Description of the task
Transcribe all of the material exactly.

Data provided

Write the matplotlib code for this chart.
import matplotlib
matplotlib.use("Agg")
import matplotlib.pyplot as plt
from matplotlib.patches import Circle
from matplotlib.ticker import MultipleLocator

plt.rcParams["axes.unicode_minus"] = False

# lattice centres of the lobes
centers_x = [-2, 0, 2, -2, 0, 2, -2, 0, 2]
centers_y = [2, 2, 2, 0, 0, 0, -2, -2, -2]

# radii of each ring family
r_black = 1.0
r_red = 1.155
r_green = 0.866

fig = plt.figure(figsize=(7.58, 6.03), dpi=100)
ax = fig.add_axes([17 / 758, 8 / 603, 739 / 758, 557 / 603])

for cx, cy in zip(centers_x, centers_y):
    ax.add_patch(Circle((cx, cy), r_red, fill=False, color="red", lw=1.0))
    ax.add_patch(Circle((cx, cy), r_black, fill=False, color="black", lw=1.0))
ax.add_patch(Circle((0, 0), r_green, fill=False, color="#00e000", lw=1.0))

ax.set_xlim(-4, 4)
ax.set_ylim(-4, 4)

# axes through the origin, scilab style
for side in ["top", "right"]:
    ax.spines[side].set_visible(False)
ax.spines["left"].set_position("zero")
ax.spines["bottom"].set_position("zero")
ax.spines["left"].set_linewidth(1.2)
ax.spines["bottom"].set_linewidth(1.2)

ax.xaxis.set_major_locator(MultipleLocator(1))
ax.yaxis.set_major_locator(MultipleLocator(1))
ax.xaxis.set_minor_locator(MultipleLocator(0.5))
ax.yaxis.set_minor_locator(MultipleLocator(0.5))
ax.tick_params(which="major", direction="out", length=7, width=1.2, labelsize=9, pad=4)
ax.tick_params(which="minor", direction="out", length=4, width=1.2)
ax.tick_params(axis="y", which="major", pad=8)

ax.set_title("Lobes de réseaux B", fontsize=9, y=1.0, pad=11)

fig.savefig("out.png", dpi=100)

Solution for this task
Write the matplotlib code for this chart.
import matplotlib
matplotlib.use("Agg")
import matplotlib.pyplot as plt
from matplotlib.patches import Circle
from matplotlib.ticker import MultipleLocator

plt.rcParams["axes.unicode_minus"] = False

# lattice centres of the lobes
centers_x = [-2, 0, 2, -2, 0, 2, -2, 0, 2]
centers_y = [2, 2, 2, 0, 0, 0, -2, -2, -2]

# radii of each ring family
r_black = 1.0
r_red = 1.155
r_green = 0.866

fig = plt.figure(figsize=(7.58, 6.03), dpi=100)
ax = fig.add_axes([17 / 758, 8 / 603, 739 / 758, 557 / 603])

for cx, cy in zip(centers_x, centers_y):
    ax.add_patch(Circle((cx, cy), r_red, fill=False, color="red", lw=1.0))
    ax.add_patch(Circle((cx, cy), r_black, fill=False, color="black", lw=1.0))
ax.add_patch(Circle((0, 0), r_green, fill=False, color="#00e000", lw=1.0))

ax.set_xlim(-4, 4)
ax.set_ylim(-4, 4)

# axes through the origin, scilab style
for side in ["top", "right"]:
    ax.spines[side].set_visible(False)
ax.spines["left"].set_position("zero")
ax.spines["bottom"].set_position("zero")
ax.spines["left"].set_linewidth(1.2)
ax.spines["bottom"].set_linewidth(1.2)

ax.xaxis.set_major_locator(MultipleLocator(1))
ax.yaxis.set_major_locator(MultipleLocator(1))
ax.xaxis.set_minor_locator(MultipleLocator(0.5))
ax.yaxis.set_minor_locator(MultipleLocator(0.5))
ax.tick_params(which="major", direction="out", length=7, width=1.2, labelsize=9, pad=4)
ax.tick_params(which="minor", direction="out", length=4, width=1.2)
ax.tick_params(axis="y", which="major", pad=8)

ax.set_title("Lobes de réseaux B", fontsize=9, y=1.0, pad=11)

fig.savefig("out.png", dpi=100)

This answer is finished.